His routine was spartan: vegetarian food, dal-roti, fruit, no processed meals. Daily meditation. In his final years, after returning to Beas to live with his youngest son’s family, he never stopped moving. “He never sat still. From room to courtyard to street, he was always on the move,” said daughter-in-law Bhanjit Kaur.
A media house reported that his days began with a desi pinni, chapati and sabzi, and a kilo of mangoes—a daily treat even at 114.
At 3 pm sharp, tea was followed by long village walks. Fauja once said, “Jis din reh gaya, ussi din baith jaunga.” (“The day I skip my walk is the day I give up.”)
On that July morning, he was heading to a small roadside eatery named after his son Kuldeep when fate intervened cruelly.
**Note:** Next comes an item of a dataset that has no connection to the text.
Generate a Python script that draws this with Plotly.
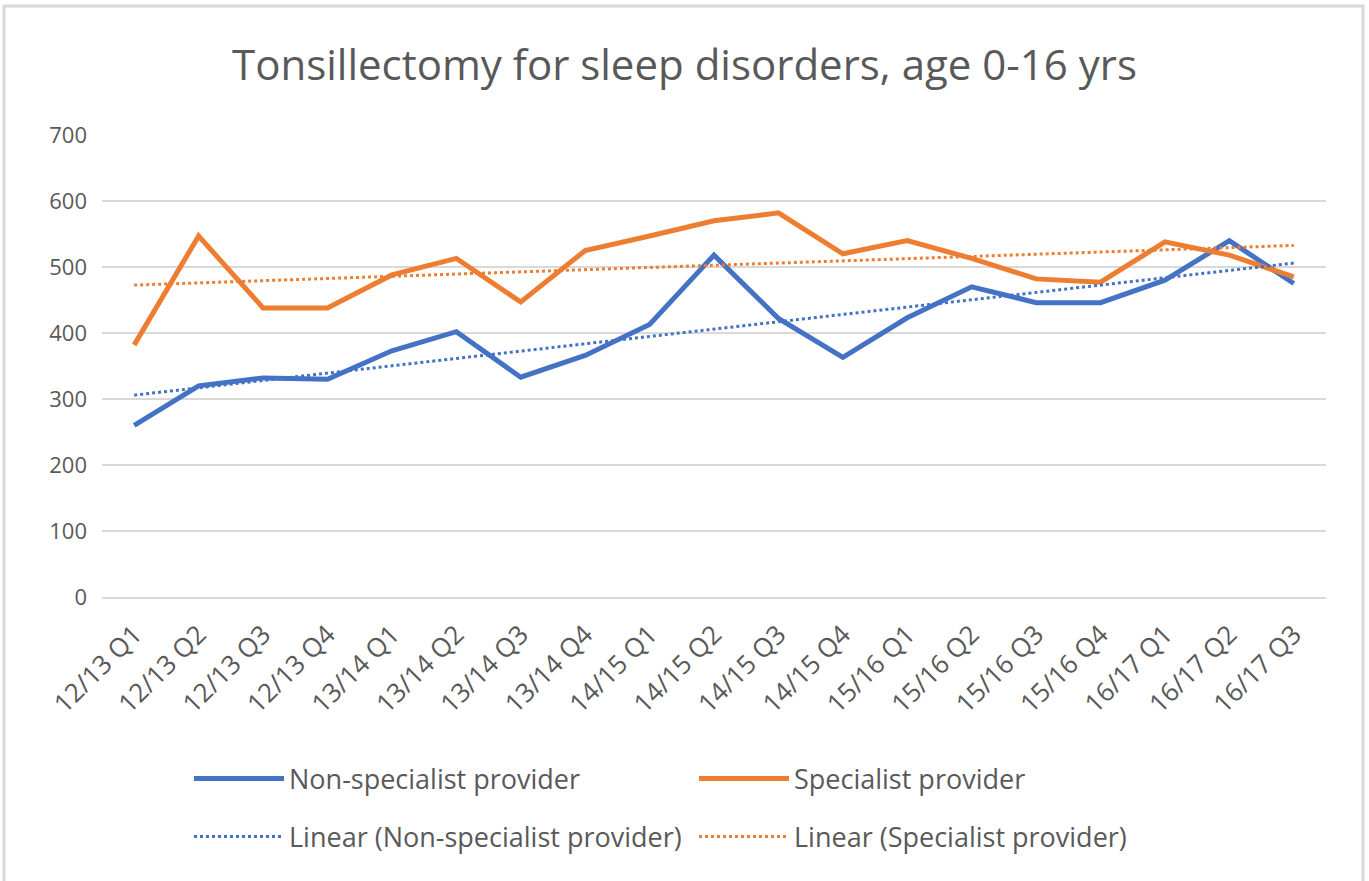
import numpy as np
import plotly.graph_objects as go

quarters = ["12/13 Q1", "12/13 Q2", "12/13 Q3", "12/13 Q4",
            "13/14 Q1", "13/14 Q2", "13/14 Q3", "13/14 Q4",
            "14/15 Q1", "14/15 Q2", "14/15 Q3", "14/15 Q4",
            "15/16 Q1", "15/16 Q2", "15/16 Q3", "15/16 Q4",
            "16/17 Q1", "16/17 Q2", "16/17 Q3"]
non_specialist = [260, 320, 332, 330, 373, 402, 333, 366, 413, 518,
                  422, 363, 423, 470, 446, 446, 480, 540, 475]
specialist = [382, 547, 438, 438, 488, 513, 447, 525, 547, 570,
              582, 520, 540, 513, 482, 477, 538, 518, 485]

BLUE = "#4472C4"
ORANGE = "#ED7D31"
FONT = "Open Sans"
GRAY = "#595959"

idx = np.arange(len(quarters))
def linear_trend(vals):
    m, b = np.polyfit(idx, np.array(vals, dtype=float), 1)
    return m * idx + b

fig = go.Figure()
fig.add_trace(go.Scatter(x=quarters, y=non_specialist, mode="lines",
                         name="Non-specialist provider", legend="legend",
                         line=dict(color=BLUE, width=5)))
fig.add_trace(go.Scatter(x=quarters, y=specialist, mode="lines",
                         name="Specialist provider", legend="legend",
                         line=dict(color=ORANGE, width=5)))
fig.add_trace(go.Scatter(x=quarters, y=linear_trend(non_specialist), mode="lines",
                         name="Linear (Non-specialist provider)", legend="legend2",
                         line=dict(color=BLUE, width=3, dash="dot")))
fig.add_trace(go.Scatter(x=quarters, y=linear_trend(specialist), mode="lines",
                         name="Linear (Specialist provider)", legend="legend2",
                         line=dict(color=ORANGE, width=3, dash="dot")))

L, R, T, B = 102, 1326, 135, 597
W, H = 1369, 881
pw, ph = R - L, B - T

leg_common = dict(orientation="h", x=(189 - L) / pw, xanchor="left",
                  yanchor="middle", entrywidth=400, entrywidthmode="pixels",
                  itemwidth=90, bgcolor="rgba(0,0,0,0)",
                  font=dict(family=FONT, size=27, color=GRAY))

fig.update_layout(
    width=W, height=H,
    margin=dict(l=L, r=W - R, t=T, b=H - B, pad=0),
    paper_bgcolor="white", plot_bgcolor="white",
    font=dict(family=FONT, color=GRAY, size=21),
    title=dict(text="Tonsillectomy for sleep disorders, age 0-16 yrs",
               x=0.5, xanchor="center", y=1 - 65 / H, yanchor="middle",
               font=dict(family=FONT, size=42, color=GRAY)),
    xaxis=dict(type="category", range=[-0.5, len(quarters) - 0.5],
               tickangle=-45, showgrid=False, showline=True,
               linecolor="#D9D9D9", linewidth=1.5, ticks="",
               ticklabelstandoff=10,
               tickfont=dict(size=26, color=GRAY), fixedrange=True),
    yaxis=dict(range=[0, 700], dtick=100, showgrid=True, gridcolor="#D9D9D9",
               gridwidth=1.5, zeroline=False, showline=False, ticks="",
               ticklabelstandoff=14,
               tickfont=dict(size=22, color=GRAY), fixedrange=True),
    legend=dict(y=(B - 779) / ph, **leg_common),
    legend2=dict(y=(B - 837) / ph, **leg_common),
    showlegend=True,
)

fig.add_shape(type="rect", xref="paper", yref="paper",
              x0=(4 - L) / pw, x1=(1363 - L) / pw,
              y0=(B - 884) / ph, y1=(B - 6) / ph,
              line=dict(color="#D9D9D9", width=3), fillcolor="rgba(0,0,0,0)",
              layer="below")

fig.write_html("out.html", config={"displayModeBar": False},
               post_script="document.body.style.margin='0px';")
The man who had spent decades outrunning time was stopped forever.
Gurdwaras echoed with ardaas in Punjab. Villages have fallen silent. In Bias Pind, where Fauja’s footsteps once marked every lane, his absence feels vast.
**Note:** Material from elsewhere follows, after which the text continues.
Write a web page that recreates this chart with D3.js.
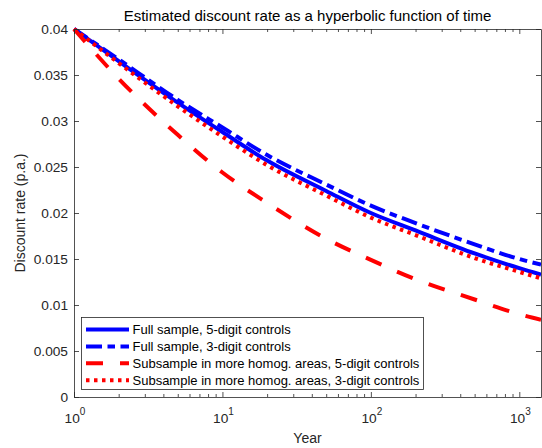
<!DOCTYPE html>
<html>
<head>
<meta charset="utf-8">
<script src="https://cdn.jsdelivr.net/npm/d3@7"></script>
<style>
  html, body { margin: 0; padding: 0; background: #fff; }
  svg { display: block; font-family: "Liberation Sans", Arial, Helvetica, sans-serif; }
</style>
</head>
<body>
<svg id="chart" width="542" height="448"></svg>
<script>
// ---- data ----
const years = [1, 2, 5, 10, 20, 50, 100, 200, 500, 1000, 1400];
const fullSample5 = [0.0400, 0.0365, 0.0320, 0.0288, 0.0257, 0.0224, 0.0200, 0.0181, 0.0156, 0.0140, 0.0133];
const fullSample3 = [0.0400, 0.0367, 0.0323, 0.0293, 0.0263, 0.0231, 0.0208, 0.0189, 0.0166, 0.0150, 0.0144];
const subSample5  = [0.0400, 0.0346, 0.0285, 0.0244, 0.0211, 0.0172, 0.0149, 0.0128, 0.0106, 0.0090, 0.0084];
const subSample3  = [0.0400, 0.0363, 0.0316, 0.0283, 0.0252, 0.0219, 0.0195, 0.0176, 0.0151, 0.0136, 0.0129];
const seriesNames = [
  "Full sample, 5-digit controls",
  "Full sample, 3-digit controls",
  "Subsample in more homog. areas, 5-digit controls",
  "Subsample in more homog. areas, 3-digit controls"
];
const yTickValues = [0, 0.005, 0.01, 0.015, 0.02, 0.025, 0.03, 0.035, 0.04];
const yTickLabels = ["0", "0.005", "0.01", "0.015", "0.02", "0.025", "0.03", "0.035", "0.04"];
const xMajorTicks = [1, 10, 100, 1000];
const xMajorExp = ["0", "1", "2", "3"];
const titleText = "Estimated discount rate as a hyperbolic function of time";
const xLabel = "Year";
const yLabel = "Discount rate (p.a.)";

// ---- layout ----
const L = 74, R = 541, T = 29, B = 397;
const svg = d3.select("#chart");
const x = d3.scaleLog().domain([1, 1400]).range([L, R]);
const y = d3.scaleLinear().domain([0, 0.04]).range([B, T]);
const axisColor = "#262626";

const xMinor = [];
for (let d = 1; d <= 1000; d *= 10) for (let k = 2; k <= 9; k++) { if (d * k <= 1400) xMinor.push(d * k); }

// ---- series ----
const styles = [
  { data: fullSample5, color: "#0000ff", dash: null },
  { data: fullSample3, color: "#0000ff", dash: "16,5.5,7.5,5.5" },
  { data: subSample5,  color: "#ff0000", dash: "17,17" },
  { data: subSample3,  color: "#ff0000", dash: "3.5,4.5" }
];

const line = d3.line().x(d => x(d[0])).y(d => y(d[1])).curve(d3.curveMonotoneX);

svg.append("defs").append("clipPath").attr("id", "clip")
  .append("rect").attr("x", L - 2).attr("y", T - 3).attr("width", R - L + 2).attr("height", B - T + 3);

const gLines = svg.append("g").attr("clip-path", "url(#clip)");
styles.forEach(s => {
  gLines.append("path")
    .datum(years.map((t, i) => [t, s.data[i]]))
    .attr("d", line)
    .attr("fill", "none")
    .attr("stroke", s.color)
    .attr("stroke-width", 4)
    .attr("stroke-dasharray", s.dash)
    .attr("stroke-linecap", "butt");
});

// ---- axes ----
function styleAxis(g) {
  g.selectAll("path.domain").attr("stroke", axisColor).attr("stroke-width", 0.8);
  g.selectAll(".tick line").attr("stroke", axisColor).attr("stroke-width", 0.8);
  g.selectAll("text").attr("fill", axisColor).style("font-size", "13.7px")
    .style("font-family", "'Liberation Sans', Arial, sans-serif");
}

// bottom
svg.append("g").attr("transform", `translate(0,${B})`)
  .call(d3.axisBottom(x).tickValues(xMajorTicks).tickSizeInner(-5).tickSizeOuter(0).tickFormat(""))
  .call(styleAxis);
svg.append("g").attr("transform", `translate(0,${B})`)
  .call(d3.axisBottom(x).tickValues(xMinor).tickSizeInner(-3).tickSizeOuter(0).tickFormat(""))
  .call(g => g.select("path.domain").remove())
  .call(styleAxis);
// top
svg.append("g").attr("transform", `translate(0,${T})`)
  .call(d3.axisTop(x).tickValues(xMajorTicks).tickSizeInner(-5).tickSizeOuter(0).tickFormat(""))
  .call(styleAxis);
svg.append("g").attr("transform", `translate(0,${T})`)
  .call(d3.axisTop(x).tickValues(xMinor).tickSizeInner(-3).tickSizeOuter(0).tickFormat(""))
  .call(g => g.select("path.domain").remove())
  .call(styleAxis);
// left
svg.append("g").attr("transform", `translate(${L},0)`)
  .call(d3.axisLeft(y).tickValues(yTickValues).tickSizeInner(-5).tickSizeOuter(0).tickPadding(6)
    .tickFormat((d, i) => yTickLabels[i]))
  .call(styleAxis);
// right
svg.append("g").attr("transform", `translate(${R},0)`)
  .call(d3.axisRight(y).tickValues(yTickValues).tickSizeInner(-5).tickSizeOuter(0).tickFormat(""))
  .call(styleAxis);

// x tick labels with superscripts
const xl = svg.append("g").attr("fill", axisColor).style("font-size", "13.7px");
xMajorTicks.forEach((t, i) => {
  const txt = xl.append("text").attr("x", x(t) + 1).attr("y", 423).attr("text-anchor", "middle");
  txt.append("tspan").text("10");
  txt.append("tspan").attr("dy", -8).style("font-size", "10px").text(xMajorExp[i]);
});

// labels
svg.append("text").attr("x", (L + R) / 2).attr("y", 20.5).attr("text-anchor", "middle")
  .attr("fill", "#000").style("font-size", "15px").text(titleText);
svg.append("text").attr("x", (L + R) / 2).attr("y", 443).attr("text-anchor", "middle")
  .attr("fill", axisColor).style("font-size", "14px").text(xLabel);
svg.append("text").attr("transform", `translate(25,${(T + B) / 2}) rotate(-90)`).attr("text-anchor", "middle")
  .attr("fill", axisColor).style("font-size", "14px").text(yLabel);

// ---- legend ----
const lg = svg.append("g");
lg.append("rect").attr("x", 81.5).attr("y", 317.5).attr("width", 342).attr("height", 72)
  .attr("fill", "#fff").attr("stroke", axisColor).attr("stroke-width", 0.8);
styles.forEach((s, i) => {
  const cy = 329.5 + i * 16.9;
  lg.append("line").attr("x1", 86).attr("x2", 129).attr("y1", cy).attr("y2", cy)
    .attr("stroke", s.color).attr("stroke-width", 4).attr("stroke-dasharray", s.dash);
  lg.append("text").attr("x", 132.5).attr("y", cy + 4.5).attr("fill", "#000")
    .style("font-size", "13px").text(seriesNames[i]);
});
</script>
</body>
</html>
The grief crossed oceans. From Canada to Kenya, the UK to Australia, the global Sikh diaspora mourned. Social media lit up with tributes: “Grandfather of Endurance,” “Living Legend, Now Eternal”—from generations who never met him but carried his spirit.
“Fauja Singh Ji was extraordinary because of his unique persona and the manner in which he inspired the youth of India on a very important topic of fitness. He was an exceptional athlete with incredible determination. Pained by his passing away. My thoughts are with his family and countless admirers around the world,” Prime Minister Narendra Modi said in his message.
The long-delayed Bollywood biopic Fauja, based on Khushwant Singh’s book, may now finally take flight—retelling this extraordinary journey of grief, grit, and grace.
During a marathon in Hong Kong, he was once asked what he thought about while running. “Waheguru. Every step is a prayer,” he said.
His footsteps echo louder than ever. Not for speed. But for the spirit of a man who never stopped. His passing stirred a quiet call to keep moving: to live with purpose and grace.